My sunburn has subsided, and the bruises I collected on our Cebu holiday have now all but disappeared, but my memories of our time in the Philippines have not.
Now, before I get into writing about our time in Cebu, I want to write about one activity we decided NOT to do. Most people who travel to Cebu Island stay in the little town of Oslob. We opted to stay in a town nearby this popular tourist destination, but we skipped the activity most people do while in the area: swimming with whale sharks.
For those of you who know me, this probably seems like the kind of thing I would love! Swimming in the ocean…seeing incredible wildlife…learning about a fascinating animal… but after spending the last 4 years learning how to be a responsible tourist, I took the time to learn about the Oslob Whale Sharks, and I learned how human contact affects the fish.
First, I should say that unlike riding an elephant, swimming with whale sharks is not as obviously harmful to the animals. They are not captive or trained in any way, so on the surface, it doesn’t seem like swimming with them should be too much of a problem. After all, they are just being given some free food. What’s the harm?
Unfortunately, whale sharks in the area are becoming too comfortable around boats, and are frequently hurt when they approach fishermen, expecting food.

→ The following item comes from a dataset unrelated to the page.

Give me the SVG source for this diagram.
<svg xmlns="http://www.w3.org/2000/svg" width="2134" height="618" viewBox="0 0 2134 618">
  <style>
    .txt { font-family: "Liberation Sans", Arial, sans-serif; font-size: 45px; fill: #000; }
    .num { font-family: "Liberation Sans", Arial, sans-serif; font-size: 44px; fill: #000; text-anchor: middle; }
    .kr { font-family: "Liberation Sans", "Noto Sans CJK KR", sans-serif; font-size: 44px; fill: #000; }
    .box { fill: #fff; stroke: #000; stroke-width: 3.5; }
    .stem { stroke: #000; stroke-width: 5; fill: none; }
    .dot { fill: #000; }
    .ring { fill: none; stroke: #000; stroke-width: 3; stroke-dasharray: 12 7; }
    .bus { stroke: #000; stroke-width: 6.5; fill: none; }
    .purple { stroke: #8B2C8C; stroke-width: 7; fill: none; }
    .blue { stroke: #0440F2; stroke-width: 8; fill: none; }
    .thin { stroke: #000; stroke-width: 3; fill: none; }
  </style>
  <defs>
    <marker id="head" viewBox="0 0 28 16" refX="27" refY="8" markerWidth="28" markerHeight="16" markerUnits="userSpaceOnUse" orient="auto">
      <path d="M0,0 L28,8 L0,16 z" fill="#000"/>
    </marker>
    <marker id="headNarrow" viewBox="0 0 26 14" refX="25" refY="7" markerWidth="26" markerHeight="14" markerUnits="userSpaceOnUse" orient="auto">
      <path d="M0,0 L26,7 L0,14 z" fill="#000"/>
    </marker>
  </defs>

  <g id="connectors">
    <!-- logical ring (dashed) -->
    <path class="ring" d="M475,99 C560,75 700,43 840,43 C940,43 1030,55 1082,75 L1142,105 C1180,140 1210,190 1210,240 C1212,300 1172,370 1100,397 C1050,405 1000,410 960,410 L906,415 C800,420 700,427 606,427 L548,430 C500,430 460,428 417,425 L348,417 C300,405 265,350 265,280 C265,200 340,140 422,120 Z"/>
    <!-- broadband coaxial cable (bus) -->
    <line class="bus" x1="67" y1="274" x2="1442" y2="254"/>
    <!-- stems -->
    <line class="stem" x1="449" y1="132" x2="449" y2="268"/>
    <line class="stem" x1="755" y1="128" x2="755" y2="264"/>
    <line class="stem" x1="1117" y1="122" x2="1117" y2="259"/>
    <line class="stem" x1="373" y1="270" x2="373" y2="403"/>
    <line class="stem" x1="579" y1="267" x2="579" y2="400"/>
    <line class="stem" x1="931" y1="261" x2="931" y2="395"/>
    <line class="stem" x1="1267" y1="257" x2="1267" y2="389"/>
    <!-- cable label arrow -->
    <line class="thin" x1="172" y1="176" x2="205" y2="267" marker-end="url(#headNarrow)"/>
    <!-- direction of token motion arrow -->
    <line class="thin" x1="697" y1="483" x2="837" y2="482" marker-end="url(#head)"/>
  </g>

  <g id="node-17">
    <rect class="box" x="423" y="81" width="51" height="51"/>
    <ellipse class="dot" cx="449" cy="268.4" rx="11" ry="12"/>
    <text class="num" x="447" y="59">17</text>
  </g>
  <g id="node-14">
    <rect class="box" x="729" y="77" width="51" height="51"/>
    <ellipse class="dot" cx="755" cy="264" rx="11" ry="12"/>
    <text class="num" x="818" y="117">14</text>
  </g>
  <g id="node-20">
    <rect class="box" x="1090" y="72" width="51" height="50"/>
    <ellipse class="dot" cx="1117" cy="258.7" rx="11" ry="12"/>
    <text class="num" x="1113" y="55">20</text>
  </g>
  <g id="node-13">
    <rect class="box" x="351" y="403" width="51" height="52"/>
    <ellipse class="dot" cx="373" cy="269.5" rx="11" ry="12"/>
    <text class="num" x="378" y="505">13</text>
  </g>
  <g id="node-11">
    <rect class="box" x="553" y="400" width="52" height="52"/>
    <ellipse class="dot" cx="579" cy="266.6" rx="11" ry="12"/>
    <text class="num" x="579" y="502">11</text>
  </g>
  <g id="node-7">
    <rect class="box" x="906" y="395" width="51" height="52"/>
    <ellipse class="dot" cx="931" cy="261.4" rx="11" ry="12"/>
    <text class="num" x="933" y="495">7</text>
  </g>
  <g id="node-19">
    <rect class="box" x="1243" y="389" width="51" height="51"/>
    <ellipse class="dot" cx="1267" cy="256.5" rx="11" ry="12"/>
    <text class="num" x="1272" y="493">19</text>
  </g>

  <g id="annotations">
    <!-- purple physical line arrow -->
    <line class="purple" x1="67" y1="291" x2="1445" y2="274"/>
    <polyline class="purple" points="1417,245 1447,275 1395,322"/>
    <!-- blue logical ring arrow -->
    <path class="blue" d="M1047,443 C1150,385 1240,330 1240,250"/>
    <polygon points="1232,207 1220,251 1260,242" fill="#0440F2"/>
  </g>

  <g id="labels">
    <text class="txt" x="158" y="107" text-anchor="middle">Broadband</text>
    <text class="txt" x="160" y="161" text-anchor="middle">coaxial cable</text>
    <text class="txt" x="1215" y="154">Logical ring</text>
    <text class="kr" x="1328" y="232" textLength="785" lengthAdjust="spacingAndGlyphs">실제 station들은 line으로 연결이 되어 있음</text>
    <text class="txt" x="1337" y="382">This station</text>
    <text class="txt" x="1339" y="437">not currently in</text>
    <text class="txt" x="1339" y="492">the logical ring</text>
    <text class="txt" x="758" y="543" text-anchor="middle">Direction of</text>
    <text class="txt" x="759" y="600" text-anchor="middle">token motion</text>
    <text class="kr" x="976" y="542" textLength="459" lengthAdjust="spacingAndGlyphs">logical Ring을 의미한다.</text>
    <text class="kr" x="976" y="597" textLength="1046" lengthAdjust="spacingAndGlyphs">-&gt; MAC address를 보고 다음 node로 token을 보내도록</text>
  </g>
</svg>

Some fish are also dealing with malnutrition, because the krill they are fed by the fishermen is only 1 of the various types of fish they need in their diets. Unfortunately, if their bellies are full of this free krill, they don’t search for food, and don’t get all the nutrients they need.
But there’s actually a bigger problem with feeding the Whale Sharks of Cebu Island. The free food they receive is actually changing their migration patterns and many scientists believe that this will ultimately result in fewer whale shark babies being born.
Ultimately, we decided that seeing the whale sharks was not as important as protecting them, so we chose not to go on that adventure. We did, however, see Tumalog Falls, a church made of coral stone and of course, and the highest point on all of Cebu Island!